Bref, le lien fort est non seulement potentiellement attentatoire aux libertés individuelles mais, en plus, il est loin d'être d'une efficacité absolue. Et chacun d'entre nous sait très bien que nous disposons d'ores et déjà d'outils informatiques qui nous permettent aisément, en recourant à un système de tamis, de lier, le cas échéant, une identité biographique à une identité biométrique.
Bref, même en s'affranchissant de considérations relatives à la défense des libertés individuelles, le fait est que nous n'avons pas besoin d'une base de données à lien fort. Si le seul objectif recherché est la protection des victimes, alors le lien faible est la solution suffisante.
Au final, le dispositif envisagé par le Gouvernement aurait donc tout à la fois pour effet d'isoler notre pays en Europe, ce qui n'est jamais une bonne chose ; de l'exposer à d'inquiétantes dérives, dont chacun ici serait fort marri ; et surtout, s'agissant du fléau que nous prétendons combattre, l'usurpation d'identité, de laisser des marges de manoeuvre aux délinquants, qui arriveraient toujours à s'en sortir.

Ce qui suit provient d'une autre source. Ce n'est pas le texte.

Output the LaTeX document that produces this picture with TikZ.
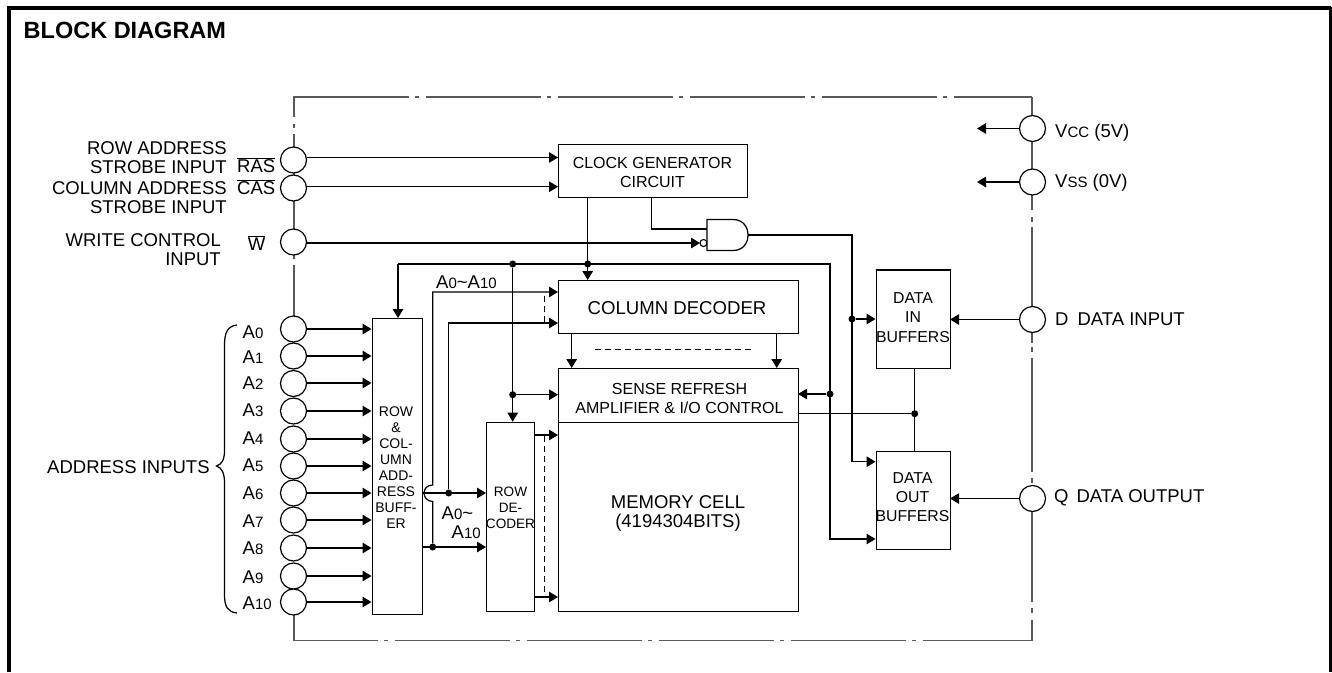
\documentclass[tikz,border=0pt]{standalone}
\usepackage{fontspec}
\setmainfont{Liberation Sans}
\usetikzlibrary{arrows.meta}
\newcommand{\sm}[1]{{\fontsize{15}{15}\selectfont #1}}
\newcommand{\ovl}[1]{$\overline{\mbox{#1}}$}
\tikzset{
  x=1pt,y=-1pt,
  wire/.style={draw=black,line width=1.25pt},
  arr/.style={wire,-{Triangle[length=9pt,width=10.5pt]}},
  frameline/.style={draw=black!65,line width=1.3pt},
  fdash/.style={frameline,dash pattern=on 115pt off 6pt on 4pt off 7pt},
  pin/.style={circle,draw=black,fill=white,line width=1.2pt,minimum size=26pt,inner sep=0pt},
  blockbox/.style={draw=black,fill=white,line width=1.25pt,inner sep=0pt,anchor=north west,align=center},
  txt/.style={inner sep=0pt,font=\fontsize{18.5}{19}\selectfont,align=center},
  stxt/.style={inner sep=0pt,font=\fontsize{16}{18.5}\selectfont,align=center},
  dotj/.style={circle,fill=black,inner sep=0pt,minimum size=7pt},
  dashw/.style={draw=black,line width=1pt,dash pattern=on 6pt off 4pt},
}
\begin{document}
\begin{tikzpicture}
\useasboundingbox (0,0) rectangle (1332,672);
\fill[white] (0,0) rectangle (1332,672);
\draw[black,line width=3.5pt] (8.8,672) -- (8.8,7.8) -- (1331,7.8);
\draw[black,line width=2.5pt] (1330.5,7) -- (1330.5,672);
\node[anchor=west,inner sep=0pt,font=\bfseries\fontsize{23.5}{25}\selectfont] (title) at (23.5,30) {BLOCK DIAGRAM};

% dash-dot frame
\coordinate (ftl) at (294,97);
\coordinate (ftr) at (1032,97);
\coordinate (fbl) at (294,640.5);
\coordinate (fbr) at (1032,640.5);
\draw[fdash,line width=1.7pt] (ftl) -- (ftr);
\draw[fdash,dash phase=31pt] (fbl) -- (fbr);
\draw[frameline] (294,96.2) -- (294,117) (294,124) -- (294,128) (294,134) -- (294,150)
  (294,170) -- (294,232) (294,252) -- (294,259) (294,265) -- (294,320)
  (294,610) -- (fbl);
\draw[frameline] (1032,97) -- (1032,118) (1032,140) -- (1032,170) (1032,194) -- (1032,210)
  (1032,217) -- (1032,222) (1032,227) -- (1032,310)
  (1032,330) -- (1032,343) (1032,347) -- (1032,352) (1032,358) -- (1032,472)
  (1032,478) -- (1032,483) (1032,510) -- (1032,602) (1032,608) -- (1032,613) (1032,620) -- (fbr);

% pins
\node[pin] (pras) at (293.5,160) {};
\node[pin] (pcas) at (293.5,188) {};
\node[pin] (pw) at (293.5,242) {};
\node[pin] (p0) at (293.5,329) {};
\node[pin] (p1) at (293.5,356) {};
\node[pin] (p2) at (293.5,383.5) {};
\node[pin] (p3) at (293.5,411) {};
\node[pin] (p4) at (293.5,439) {};
\node[pin] (p5) at (293.5,466) {};
\node[pin] (p6) at (293.5,493) {};
\node[pin] (p7) at (293.5,520) {};
\node[pin] (p8) at (293.5,548) {};
\node[pin] (p9) at (293.5,576) {};
\node[pin] (p10) at (293.5,602) {};
\node[pin] (pvcc) at (1032.5,128.5) {};
\node[pin] (pvss) at (1032.5,182) {};
\node[pin] (pd) at (1032.5,319.5) {};
\node[pin] (pq) at (1032.5,498.5) {};

% boxes
\node[blockbox,minimum width=189pt,minimum height=53pt] (clock) at (558,144) {};
\node[stxt] at (652.5,172.5) {CLOCK GENERATOR\\CIRCUIT};
\node[blockbox,minimum width=240pt,minimum height=53pt] (coldec) at (558,280) {};
\node[txt,font=\fontsize{18.6}{19}\selectfont] at (677,308) {COLUMN DECODER};
\node[blockbox,minimum width=240pt,minimum height=53.5pt] (sense) at (558,368) {};
\node[stxt] at (679.5,398.5) {SENSE REFRESH\\AMPLIFIER \& I/O CONTROL};
\node[blockbox,minimum width=240pt,minimum height=189pt] (mem) at (558,421.5) {};
\node[txt] at (678,513) {MEMORY CELL\\(4194304BITS)};
\node[blockbox,minimum width=50pt,minimum height=296pt] (buf) at (371.5,318) {};
\node[stxt,font=\fontsize{14}{16}\selectfont] at (396,468) {ROW\\\&\\COL-\\UMN\\ADD-\\RESS\\BUFF-\\ER};
\node[blockbox,minimum width=48pt,minimum height=189pt] (rowdec) at (486,421.7) {};
\node[stxt,font=\fontsize{13.6}{16}\selectfont] at (510.5,508) {ROW\\DE-\\CODER};
\node[blockbox,minimum width=74.5pt,minimum height=98.5pt] (din) at (875.5,269.3) {};
\node[stxt,font=\fontsize{15.8}{19.4}\selectfont] at (913,317.5) {DATA\\IN\\BUFFERS};
\node[blockbox,minimum width=74.5pt,minimum height=98.5pt] (dout) at (875.5,450.7) {};
\node[stxt,font=\fontsize{15.8}{19}\selectfont] at (912.5,497.5) {DATA\\OUT\\BUFFERS};

% control inputs
\draw[arr] (pras.east |- 0,157.5) -- (clock.west |- 0,157.5);
\draw[arr] (pcas.east |- 0,186.7) -- (clock.west |- 0,186.7);
\coordinate (gin) at (700,243);
\draw[arr] (pw.east |- gin) -- (gin);
\node[circle,draw=black,fill=white,line width=1.1pt,minimum size=7pt,inner sep=0pt] (bub) at (703.5,243) {};
% AND gate
\draw[wire,fill=white] (707,219.5) -- (733,219.5) .. controls (743,219.5) and (748,227) .. (748,235)
  .. controls (748,243) and (743,250.5) .. (733,250.5) -- (707,250.5) -- cycle;
\coordinate (gout) at (748,235);
\coordinate (c1) at (651.7,197);
\coordinate (c1b) at (651.7,229);
\draw[wire] (c1) -- (c1b) -- (707,229);
\draw[arr] (gout) -- (852,235) -- (852,461.7) -- (875.5,461.7);
\node[dotj] (j1) at (852,319) {};
\draw[arr] (j1) -- (din.west |- j1);

% clock to column decoder & bus
\node[dotj] (j2) at (587.7,264) {};
\draw[arr] (587.7,197) -- (587.7,280);
\node[dotj] (j3) at (512.7,264) {};
\draw[arr] (398,264) -- (830,264) -- (830,539) -- (875.5,539);
\draw[arr] (398,264) -- (398,318);
\node[dotj] (j4) at (830,394) {};
\draw[arr] (j4) -- (798,394);
\node[dotj] (j5) at (512.7,394.7) {};
\draw[arr] (j3) -- (512.7,421.7);
\draw[arr] (j5) -- (558,394.7);

% address inputs
\foreach \n/\y in {0/329,1/356,2/383,3/411,4/439,5/466,6/493,7/520,8/548,9/576,10/602}
  \draw[arr] (p\n.east |- 0,\y) -- (buf.west |- 0,\y);

% buffer outputs
\node[dotj] (j6) at (448.7,493) {};
\node[dotj] (j7) at (432.7,547) {};
\draw[arr] (421.5,493) -- (486,493);
\draw[arr] (421.5,547) -- (486,547);
\draw[arr] (j6) -- (448.7,323) -- (558,323);
\draw[arr] (j7) -- (432.7,501.5) .. controls (427,501.5) and (424,497) .. (424,493)
  .. controls (424,489) and (427,485) .. (432.7,485) -- (432.7,292) -- (558,292);
\draw[dashw] (544.7,296) -- (544.7,323);
\draw[arr] (534,435) -- (558,435);
\draw[arr] (534,597) -- (558,597);
\draw[dashw] (544.7,436) -- (544.7,597);
\draw[arr] (571.7,333) -- (571.7,368);
\draw[arr] (776.7,333) -- (776.7,368);
\draw[dashw] (595,349) -- (751,349);

% data
\node[dotj] (j8) at (914.7,413.7) {};
\draw[wire] (798,413.7) -- (j8);
\draw[wire] (din.south -| j8) -- (dout.north -| j8);
\draw[arr] (pd.west) -- (950,319.5);
\draw[arr] (pq.west) -- (950,498.5);
\draw[arr] (pvcc.west) -- (977,128.5);
\draw[arr] (pvss.west) -- (977,182);

% labels
\node[txt,align=right,anchor=east] (lras) at (227,157.5) {ROW ADDRESS\\STROBE INPUT};
\node[txt,align=right,anchor=east] (lcas) at (227,197.5) {COLUMN ADDRESS\\STROBE INPUT};
\node[txt,align=right,anchor=east] (lw) at (221,250) {WRITE CONTROL\\INPUT};
\node[txt,anchor=west] (nras) at (237,165) {\ovl{RAS}};
\node[txt,anchor=west] (ncas) at (237,187) {\ovl{CAS}};
\node[txt,anchor=center] (nw) at (256.5,243) {\ovl{W}};
\foreach \n/\y in {0/332,1/357,2/383,3/410,4/438,5/465,6/493,7/521,8/548,9/577}
  \node[txt,anchor=west] at (242.5,\y) {A\sm{\n}};
\node[txt,anchor=west] at (242.5,603) {A\sm{10}};
\node[txt,anchor=west] (lai) at (47,467) {ADDRESS INPUTS};
\draw[wire] (237,325) .. controls (228,326) and (224.5,332) .. (224.5,345) -- (224.5,450)
  .. controls (224.5,460) and (222,464) .. (216.5,466)
  .. controls (222,468) and (224.5,473) .. (224.5,483) -- (224.5,595)
  .. controls (224.5,607) and (228,612) .. (237,613);
\node[txt,anchor=west] (la1) at (436,282) {A\sm{0}\symbol{`\~}A\sm{10}};
\node[txt,anchor=west] (la2) at (441.5,513) {A\sm{0}\symbol{`\~}};
\node[txt,anchor=west] (la3) at (451.5,532) {A\sm{10}};
\node[txt,anchor=west] (lvcc) at (1055,132.5) {V\sm{CC} (5V)};
\node[txt,anchor=west] (lvss) at (1055,182.5) {V\sm{SS} (0V)};
\node[txt,anchor=west] (ld) at (1055,319) {D\hspace{9pt}DATA INPUT};
\node[txt,anchor=west] (lq) at (1054,498) {Q\hspace{8pt}DATA OUTPUT};
\end{tikzpicture}
\end{document}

La voie proposée mène, au mieux, à l'impasse, et au pire, à un contrôle policier de la population, inacceptable dans un régime comme le nôtre. Nous vous suggérons donc une dernière fois d'avoir la sagesse, le bon sens de ne pas emprunter cette voie, et donc de renvoyer ce texte en commission. (Applaudissements sur les bancs du groupe SRC.)